What Are the Symptoms of Parkinson's Disease?
Symptoms of Parkinson’s disease include tremors; stiff, ridged or aching muscles; slow and limited movement; weakness of face and throat muscles; and difficulty with walking and balance, according to WebMD. Symptoms and signs vary from person to person, but early signs are often mild and may go unnoticed.
Among the most common and noticeable symptoms of Parkinson’s disease are tremors or shaking that generally occurs in the hand, arm, or leg, notes WebMD. Although the condition tends to first affect one side of the body, as the disease progresses it may spread to both sides and affect other body parts, such as the chin, lips and tongue. Symptoms usually occur while awake and sitting or standing still, but they dissipate as the body part is moved.
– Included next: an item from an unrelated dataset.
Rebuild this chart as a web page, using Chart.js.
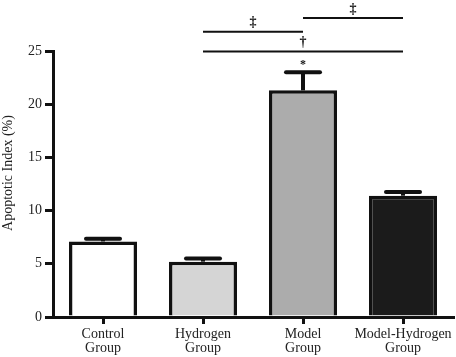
<!DOCTYPE html>
<html>
<head>
<meta charset="utf-8">
<script src="https://cdn.jsdelivr.net/npm/chart.js@4"></script>
<style>
  html, body { margin: 0; padding: 0; background: #fff; }
  #wrap { width: 456px; height: 357px; position: relative; }
</style>
</head>
<body>
<div id="wrap"><canvas id="c" width="456" height="357"></canvas></div>
<script>
const categories = [["Control", "Group"], ["Hydrogen", "Group"], ["Model", "Group"], ["Model-Hydrogen", "Group"]];
const apoptoticIndex = [7.1, 5.2, 21.3, 11.4];
const errorTop = [7.35, 5.5, 23.0, 11.75];
const barColors = ["#ffffff", "#d5d5d5", "#acacac", "#1b1b1b"];
const yTicks = [0, 5, 10, 15, 20, 25];
const yTitle = "Apoptotic Index (%)";
// significance brackets: [fromIndex, toIndex, level (data units), symbol]
const brackets = [
  [1, 2, 26.8, "\u2021"],
  [2, 3, 28.1, "\u2021"],
  [1, 3, 24.95, "\u2020"]
];
const starMarks = [[2, "*"]];

const serif = "'Liberation Serif', 'DejaVu Serif', serif";

const errorBarPlugin = {
  id: 'errorBars',
  afterDatasetsDraw(chart) {
    const ctx = chart.ctx;
    const meta = chart.getDatasetMeta(0);
    const y = chart.scales.y;
    ctx.save();
    ctx.strokeStyle = '#111';
    meta.data.forEach((bar, i) => {
      const top = y.getPixelForValue(errorTop[i]);
      const base = y.getPixelForValue(apoptoticIndex[i]);
      ctx.lineWidth = 4;
      ctx.lineCap = 'butt';
      ctx.beginPath();
      ctx.moveTo(bar.x, base);
      ctx.lineTo(bar.x, top);
      ctx.stroke();
      ctx.lineCap = 'round';
      ctx.beginPath();
      ctx.moveTo(bar.x - 17, top);
      ctx.lineTo(bar.x + 17, top);
      ctx.stroke();
    });
    ctx.restore();
  }
};

const annotationPlugin = {
  id: 'sigAnnotations',
  afterDraw(chart) {
    const ctx = chart.ctx;
    const x = chart.scales.x, y = chart.scales.y;
    ctx.save();
    ctx.strokeStyle = '#111';
    ctx.fillStyle = '#111';
    ctx.lineWidth = 2;
    ctx.textAlign = 'center';
    ctx.textBaseline = 'bottom';
    brackets.forEach(([a, b, lvl, sym]) => {
      const x1 = x.getPixelForValue(a), x2 = x.getPixelForValue(b);
      const py = y.getPixelForValue(lvl);
      ctx.beginPath();
      ctx.moveTo(x1, py);
      ctx.lineTo(x2, py);
      ctx.stroke();
      ctx.font = "bold 14px " + serif;
      ctx.fillText(sym, (x1 + x2) / 2, py - 2);
    });
    starMarks.forEach(([i, sym]) => {
      const px = x.getPixelForValue(i);
      const py = y.getPixelForValue(errorTop[i]);
      ctx.font = "bold 12px " + serif;
      ctx.fillText(sym, px, py - 1);
    });
    // y-axis title
    ctx.save();
    ctx.translate(8, 173);
    ctx.rotate(-Math.PI / 2);
    ctx.textBaseline = 'middle';
    ctx.fillStyle = '#222';
    ctx.font = "14px " + serif;
    ctx.fillText(yTitle, 0, 0);
    ctx.restore();
    ctx.restore();
  }
};

new Chart(document.getElementById('c'), {
  type: 'bar',
  data: {
    labels: categories,
    datasets: [{
      data: apoptoticIndex,
      backgroundColor: barColors,
      borderColor: '#111',
      borderWidth: 3.5,
      borderSkipped: 'start',
      categoryPercentage: 1,
      barPercentage: 0.68
    }]
  },
  options: {
    responsive: false,
    animation: false,
    devicePixelRatio: 1,
    layout: { padding: { top: 51, right: 3, left: 0, bottom: 0 } },
    plugins: { legend: { display: false }, tooltip: { enabled: false } },
    scales: {
      x: {
        offset: true,
        grid: { display: true, offset: false, drawOnChartArea: false, drawTicks: true, tickLength: 7, lineWidth: 3, color: '#111' },
        border: { display: true, color: '#111', width: 3 },
        ticks: { color: '#222', padding: 3, font: { family: serif, size: 14, lineHeight: 1.0 }, maxRotation: 0, autoSkip: false },
        afterFit(s) { s.height = 40; }
      },
      y: {
        min: 0, max: 25,
        afterBuildTicks(s) { s.ticks = yTicks.map(v => ({ value: v })); },
        grid: { display: true, drawOnChartArea: false, drawTicks: true, tickLength: 8, lineWidth: 3, color: '#111' },
        border: { display: true, color: '#111', width: 3 },
        ticks: { color: '#222', padding: 3, font: { family: serif, size: 14 } },
        title: { display: false },
        afterFit(s) { s.width = 53; }
      }
    }
  },
  plugins: [errorBarPlugin, annotationPlugin]
});
</script>
</body>
</html>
Parkinson's disease is also characterized by a reduced ability to move, slowing of bodily movement, muscle rigidity and difficulty with speech or writing, explains Mayo Clinic. Indicators include muscle stiffness in any part of the body that results in limited range of motion and pain, steps becoming shorter while walking, difficulty rising from a chair, or dragging your feet when walking, making it difficult to move or keep balanced. It also affects unconscious movements, such as blinking, smiling or swinging your arms when walking.
A person sick with this disease may have speech troubles, states WebMD. He may speak softly, quickly or hesitate before talking. Slow movement is also common when the ability to move is reduced. The disease makes simple tasks difficult and may even shorten walking steps. In addition, the disease may result in impaired posture and balance. Writing may seem small and become difficult.